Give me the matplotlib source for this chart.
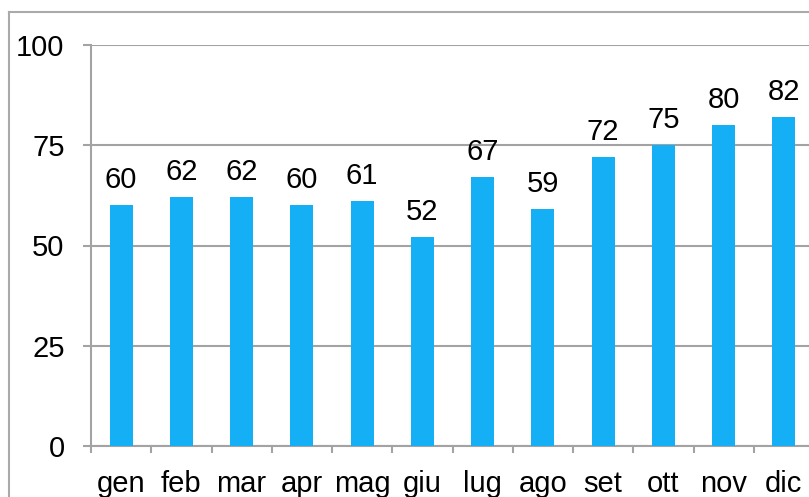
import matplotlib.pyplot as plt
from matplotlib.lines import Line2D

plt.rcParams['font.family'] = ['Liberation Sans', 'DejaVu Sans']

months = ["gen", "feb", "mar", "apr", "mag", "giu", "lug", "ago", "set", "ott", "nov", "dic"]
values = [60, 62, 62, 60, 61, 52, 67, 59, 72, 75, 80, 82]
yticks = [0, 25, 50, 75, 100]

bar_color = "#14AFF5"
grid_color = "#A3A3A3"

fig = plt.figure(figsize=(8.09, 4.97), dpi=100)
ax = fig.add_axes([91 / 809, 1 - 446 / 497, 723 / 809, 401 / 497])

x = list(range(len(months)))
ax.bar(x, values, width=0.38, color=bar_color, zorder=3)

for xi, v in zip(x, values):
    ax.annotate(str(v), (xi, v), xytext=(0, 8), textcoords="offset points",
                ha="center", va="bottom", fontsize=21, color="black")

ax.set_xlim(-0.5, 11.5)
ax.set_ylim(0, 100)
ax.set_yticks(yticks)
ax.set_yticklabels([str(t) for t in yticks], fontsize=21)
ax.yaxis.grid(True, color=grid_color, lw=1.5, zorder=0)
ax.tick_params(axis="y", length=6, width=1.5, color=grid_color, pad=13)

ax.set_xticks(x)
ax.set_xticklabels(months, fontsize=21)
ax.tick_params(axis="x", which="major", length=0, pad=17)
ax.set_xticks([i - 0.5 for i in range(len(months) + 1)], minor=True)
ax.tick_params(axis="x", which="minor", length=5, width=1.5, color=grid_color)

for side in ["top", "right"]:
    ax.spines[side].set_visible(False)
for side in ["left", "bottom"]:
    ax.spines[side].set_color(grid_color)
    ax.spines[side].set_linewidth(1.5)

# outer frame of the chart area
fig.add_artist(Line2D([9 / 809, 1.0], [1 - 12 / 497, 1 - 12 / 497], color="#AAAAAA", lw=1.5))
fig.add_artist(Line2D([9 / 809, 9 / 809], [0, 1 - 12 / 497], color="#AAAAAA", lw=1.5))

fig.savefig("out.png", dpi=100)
____________
Leave out the pictures and copy the rest of the material above exactly.

Give me the matplotlib source for this chart.
import matplotlib.pyplot as plt
from matplotlib.lines import Line2D

plt.rcParams['font.family'] = ['Liberation Sans', 'DejaVu Sans']

months = ["gen", "feb", "mar", "apr", "mag", "giu", "lug", "ago", "set", "ott", "nov", "dic"]
values = [60, 62, 62, 60, 61, 52, 67, 59, 72, 75, 80, 82]
yticks = [0, 25, 50, 75, 100]

bar_color = "#14AFF5"
grid_color = "#A3A3A3"

fig = plt.figure(figsize=(8.09, 4.97), dpi=100)
ax = fig.add_axes([91 / 809, 1 - 446 / 497, 723 / 809, 401 / 497])

x = list(range(len(months)))
ax.bar(x, values, width=0.38, color=bar_color, zorder=3)

for xi, v in zip(x, values):
    ax.annotate(str(v), (xi, v), xytext=(0, 8), textcoords="offset points",
                ha="center", va="bottom", fontsize=21, color="black")

ax.set_xlim(-0.5, 11.5)
ax.set_ylim(0, 100)
ax.set_yticks(yticks)
ax.set_yticklabels([str(t) for t in yticks], fontsize=21)
ax.yaxis.grid(True, color=grid_color, lw=1.5, zorder=0)
ax.tick_params(axis="y", length=6, width=1.5, color=grid_color, pad=13)

ax.set_xticks(x)
ax.set_xticklabels(months, fontsize=21)
ax.tick_params(axis="x", which="major", length=0, pad=17)
ax.set_xticks([i - 0.5 for i in range(len(months) + 1)], minor=True)
ax.tick_params(axis="x", which="minor", length=5, width=1.5, color=grid_color)

for side in ["top", "right"]:
    ax.spines[side].set_visible(False)
for side in ["left", "bottom"]:
    ax.spines[side].set_color(grid_color)
    ax.spines[side].set_linewidth(1.5)

# outer frame of the chart area
fig.add_artist(Line2D([9 / 809, 1.0], [1 - 12 / 497, 1 - 12 / 497], color="#AAAAAA", lw=1.5))
fig.add_artist(Line2D([9 / 809, 9 / 809], [0, 1 - 12 / 497], color="#AAAAAA", lw=1.5))

fig.savefig("out.png", dpi=100)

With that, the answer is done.